Records with drawing code ::
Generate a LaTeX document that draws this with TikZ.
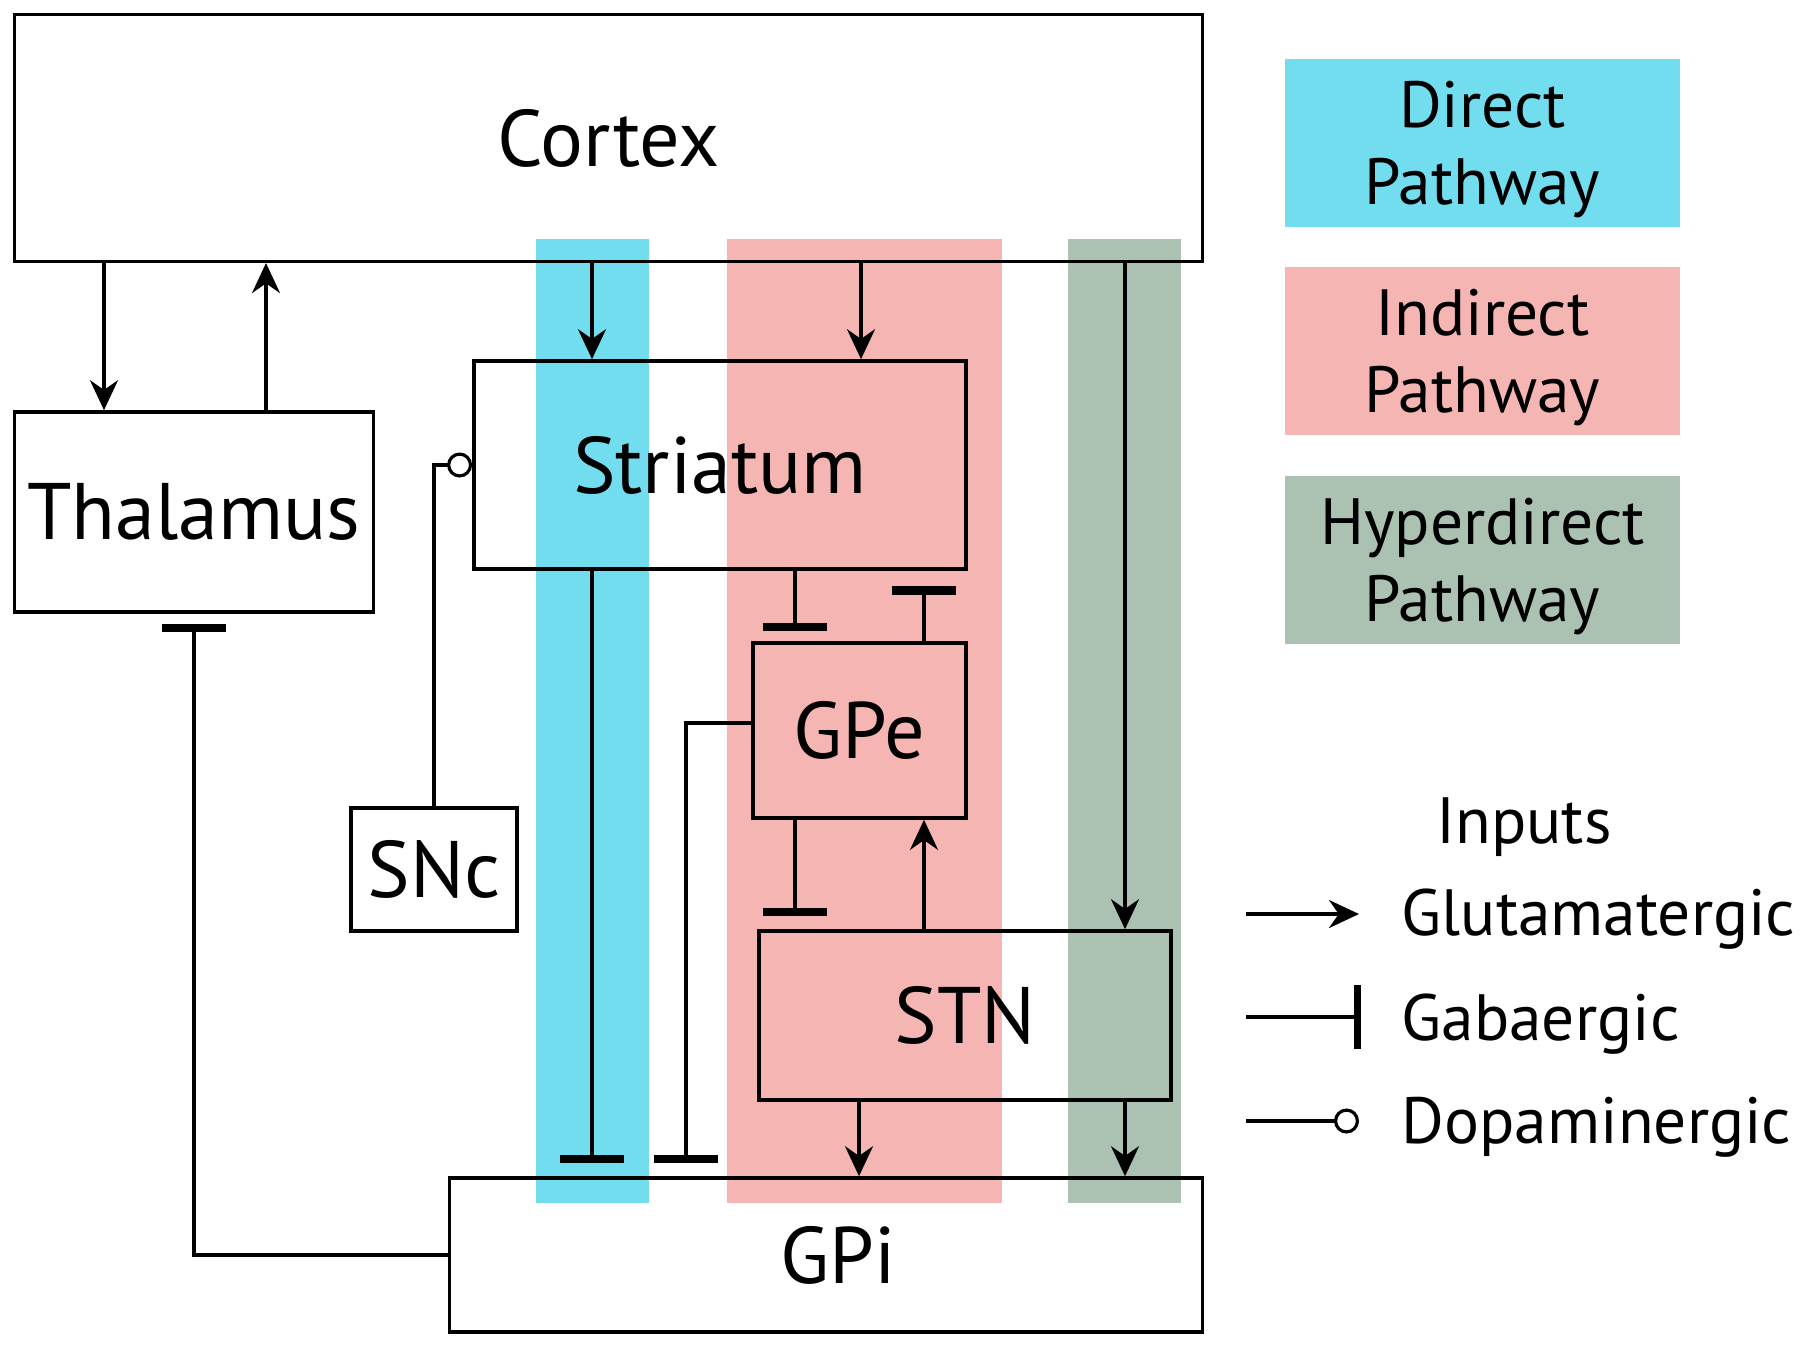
\documentclass[tikz,border=0pt]{standalone}
\usepackage{fontspec}
\setmainfont{PT Sans}
\usetikzlibrary{arrows.meta}

\definecolor{directcol}{RGB}{115,221,240}
\definecolor{indirectcol}{RGB}{245,181,178}
\definecolor{hypercol}{RGB}{171,194,179}
\newcommand{\boxfont}{\fontsize{22.8}{27}\selectfont}
\newcommand{\keyfont}{\fontsize{18.6}{22}\selectfont}

\begin{document}
\begin{tikzpicture}[x=0.01cm,y=-0.01cm,
    area/.style={draw,line width=1pt,inner sep=0pt,font=\boxfont},
    keybox/.style={inner sep=0pt,minimum width=3.95cm,minimum height=1.68cm,align=center,text depth=0pt,font=\keyfont},
    keytext/.style={inner sep=0pt,anchor=base west,font=\keyfont},
    glu/.style={-{Stealth[length=3mm,width=2.8mm]}},
    gaba/.style={-{Bar[width=6.4mm,line width=2.4pt]},shorten >=0.13cm},
    dopa/.style={-{Circle[length=2.5mm,width=2.5mm,fill=white]}}
    ]%
    \useasboundingbox (0,0) rectangle (1800,1344);
    \fill[directcol] (536,239) rectangle (649,1203);
    \fill[indirectcol] (727,239) rectangle (1002,1203);
    \fill[hypercol] (1068,239) rectangle (1181,1203);

    \node[area,minimum width=11.87cm,minimum height=2.465cm] (cortex) at (608.5,138) {Cortex};
    \node[area,minimum width=3.586cm,minimum height=2.0cm] (thalamus) at (194,512) {Thalamus};
    \node[area,minimum width=4.92cm,minimum height=2.08cm] (striatum) at (720,465) {Striatum};
    \node[area,minimum width=2.13cm,minimum height=1.75cm] (gpe) at (859.5,730.5) {GPe};
    \node[area,minimum width=4.115cm,minimum height=1.69cm] (stn) at (965,1015.5) {STN};
    \node[area,minimum width=7.53cm,minimum height=1.54cm] (gpi) at (826,1255) {\hspace*{0.24cm}GPi};
    \node[area,minimum width=1.656cm,minimum height=1.23cm] (snc) at (434,869.5) {SNc};

    \node[keybox,fill=directcol] (direct) at (1482.5,143) {Direct\\Pathway};
    \node[keybox,fill=indirectcol] (indirect) at (1482.5,351) {Indirect\\Pathway};
    \node[keybox,fill=hypercol] (hyper) at (1482.5,560) {Hyperdirect\\Pathway};

    \begin{scope}[line width=0.9pt]
        \draw[glu] (cortex.south -| 104,0) -- (thalamus.north -| 104,0);
        \draw[glu] (thalamus.north -| 266,0) -- (cortex.south -| 266,0);
        \draw[glu] (cortex.south -| 592,0) -- (striatum.north -| 592,0);
        \draw[glu] (cortex.south -| 861,0) -- (striatum.north -| 861,0);
        \draw[glu] (cortex.south -| 1125,0) -- (stn.north -| 1125,0);
        \draw[gaba] (striatum.south -| 592,0) -- (gpi.north -| 592,0);
        \draw[gaba,shorten >=0.1cm] (striatum.south -| 795,0) -- (gpe.north -| 795,0);
        \draw[gaba,shorten >=0.155cm] (gpe.north -| 924,0) -- (striatum.south -| 924,0);
        \draw[gaba] (gpe.south -| 795,0) -- (stn.north -| 795,0);
        \draw[glu] (stn.north -| 924,0) -- (gpe.south -| 924,0);
        \draw[gaba] (gpe.west |- 0,723) -| (gpi.north -| 686,0);
        \draw[glu] (stn.south -| 859,0) -- (gpi.north -| 859,0);
        \draw[glu] (stn.south -| 1125,0) -- (gpi.north -| 1125,0);
        \draw[gaba,shorten >=0.1cm] (gpi.west) -| (thalamus.south);
        \draw[dopa] (snc.north) |- (striatum.west);
    \end{scope}

    \node[font=\keyfont,anchor=base] (inputs) at (1524,843) {Inputs};
    \node[keytext] (glutext) at (1401,935.6) {Glutamatergic};
    \node[keytext] (gabatext) at (1401,1040) {Gabaergic};
    \node[keytext] (dopatext) at (1401,1143) {Dopaminergic};
    \coordinate (glustart) at (1246,914);
    \coordinate (gluend) at (1359,914);
    \coordinate (gabastart) at (1246,1017);
    \coordinate (gabaend) at (1361,1017);
    \coordinate (dopastart) at (1246,1121);
    \coordinate (dopaend) at (1359,1121);
    \begin{scope}[line width=0.9pt]
        \draw[glu] (glustart) -- (gluend);
        \draw[-{Bar[width=6.4mm,line width=2pt]}] (gabastart) -- (gabaend);
        \draw[dopa] (dopastart) -- (dopaend);
    \end{scope}
\end{tikzpicture}
\end{document}
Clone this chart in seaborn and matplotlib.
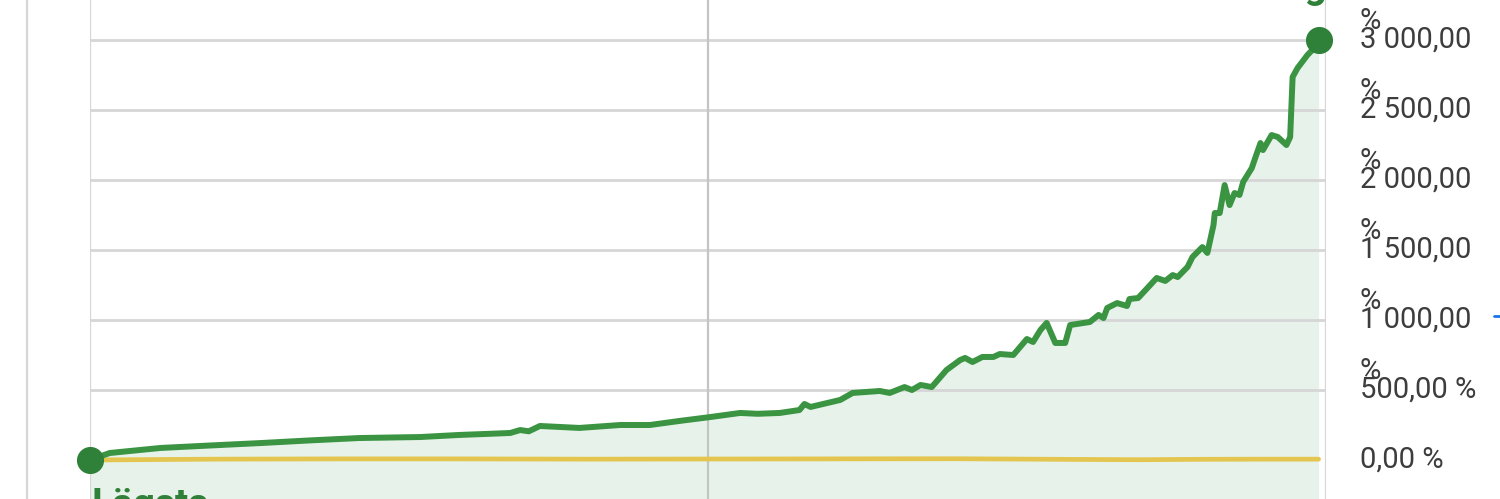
import matplotlib
matplotlib.use("Agg")
import matplotlib.pyplot as plt
import seaborn as sns
import pandas as pd
from matplotlib.lines import Line2D

## Fund development, years since start vs total return in %
years = [0.00, 0.16, 0.57, 0.98, 1.38, 1.78, 2.18, 2.67, 2.99, 3.20, 3.40, 3.48, 3.55, 3.64,
         3.80, 3.96, 4.29, 4.53, 4.77, 5.02, 5.26, 5.40, 5.58, 5.74, 5.78, 5.83, 6.07, 6.17,
         6.39, 6.47, 6.59, 6.65, 6.72, 6.81, 6.93, 7.04, 7.08, 7.14, 7.22, 7.31, 7.36, 7.47,
         7.58, 7.63, 7.69, 7.74, 7.81, 7.89, 7.93, 8.09, 8.16, 8.20, 8.23, 8.31, 8.39, 8.41,
         8.48, 8.54, 8.63, 8.70, 8.76, 8.80, 8.88, 8.92, 9.00, 9.04, 9.09, 9.10, 9.14, 9.18,
         9.22, 9.26, 9.30, 9.33, 9.40, 9.43, 9.47, 9.49, 9.56, 9.61, 9.68, 9.71, 9.73, 9.77,
         9.85, 9.89, 9.94]
returns = [0, 50, 86, 104, 121, 140, 157, 164, 179, 186, 193, 214, 205, 243,
           236, 229, 250, 250, 279, 307, 336, 330, 336, 357, 400, 379, 429, 479,
           493, 479, 521, 500, 536, 521, 643, 714, 729, 700, 736, 736, 757, 750,
           864, 843, 929, 979, 836, 836, 964, 986, 1036, 1014, 1086, 1121, 1100, 1150,
           1157, 1214, 1300, 1279, 1321, 1307, 1379, 1450, 1521, 1479, 1679, 1764, 1764, 1964,
           1821, 1907, 1893, 1986, 2086, 2164, 2264, 2214, 2321, 2307, 2250, 2307, 2736, 2800,
           2893, 2929, 3000]

## Comparison index (flat around zero)
bench_years = [0.0, 1.0, 2.0, 3.0, 4.0, 5.0, 6.0, 7.0, 8.0, 8.5, 9.0, 9.5, 9.94]
bench_returns = [0, 6, 8, 8, 6, 7, 8, 9, 4, 2, 5, 6, 6]

tick_values = [0, 500, 1000, 1500, 2000, 2500, 3000]
tick_labels = ["0,00 %", "500,00 %", "1 000,00", "1 500,00", "2 000,00", "2 500,00", "3 000,00"]

GREEN = "#3a9442"
DOT = "#2f8038"
YELLOW = "#e3c54f"
FILL = "#e7f3ea"
GRID = "#d6d6d6"

sns.set_theme(style="white")
plt.rcParams["font.family"] = ["Roboto", "DejaVu Sans"]

fig = plt.figure(figsize=(15, 4.99), dpi=100)
ax = fig.add_axes([90 / 1500, 0, 1236 / 1500, 1])

df = pd.DataFrame({"year": years, "ret": returns})
bench = pd.DataFrame({"year": bench_years, "ret": bench_returns})

ax.fill_between(df["year"], df["ret"], -400, color=FILL, zorder=1, linewidth=0)

# grid
for v in tick_values[1:]:
    ax.axhline(v, color=GRID, lw=2, zorder=2)
ax.axvline(0, color=GRID, lw=1.6, zorder=2)
ax.axvline(5, color="#c4c4c4", lw=1.6, zorder=2)
ax.axvline(10, color=GRID, lw=1.6, zorder=2)
fig.add_artist(Line2D([27 / 1500, 27 / 1500], [0, 1], color=GRID, lw=1.6))

sns.lineplot(data=bench, x="year", y="ret", color=YELLOW, lw=3.4, ax=ax, zorder=3)
sns.lineplot(data=df, x="year", y="ret", color=GREEN, lw=4.3, ax=ax, zorder=4)

# start / end dots
ax.plot([years[0], years[-1]], [returns[0], returns[-1]], "o", color=DOT, ms=18.5,
        zorder=5, clip_on=False)

ax.annotate("Högsta", (years[-1], returns[-1]), xytext=(0, 30), textcoords="offset points",
            ha="center", va="baseline", fontsize=28, fontweight="bold", color=DOT,
            annotation_clip=False)
ax.annotate("Lägsta", (years[0], returns[0]), xytext=(1, -40), textcoords="offset points",
            ha="left", va="baseline", fontsize=28, fontweight="bold", color=DOT,
            annotation_clip=False)

# right-hand value labels (the % sign wraps above the number)
tr = ax.get_yaxis_transform()
xlab = (1360 - 90) / 1236
for v, lab in zip(tick_values, tick_labels):
    ax.text(xlab, v, lab, transform=tr, ha="left", va="center", fontsize=21,
            color="#3d3d3d", clip_on=False)
    if v > 0:
        ax.text(xlab, v + 135, "%", transform=tr, ha="left", va="center", fontsize=21,
                color="#3d3d3d", clip_on=False)

fig.add_artist(Line2D([1494 / 1500, 1 - 0.0003], [1 - 316 / 499] * 2, color="#1a73e8", lw=2))

ax.set_xlim(0, 10)
ax.set_ylim((460 - 499) * 3000 / 420, 460 * 3000 / 420)
ax.set_xlabel("")
ax.set_ylabel("")
ax.set_xticks([])
ax.set_yticks([])
for s in ax.spines.values():
    s.set_visible(False)
ax.patch.set_alpha(0)

fig.savefig("out.png", dpi=100)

Job ::
Omit all pictures and repeat exactly the lines from the one containing "Clone this chart in seaborn and matplotlib." through the one containing "from matplotlib.lines import Line2D", ends included, with nothing added.

Complete response ::
Clone this chart in seaborn and matplotlib.
import matplotlib
matplotlib.use("Agg")
import matplotlib.pyplot as plt
import seaborn as sns
import pandas as pd
from matplotlib.lines import Line2D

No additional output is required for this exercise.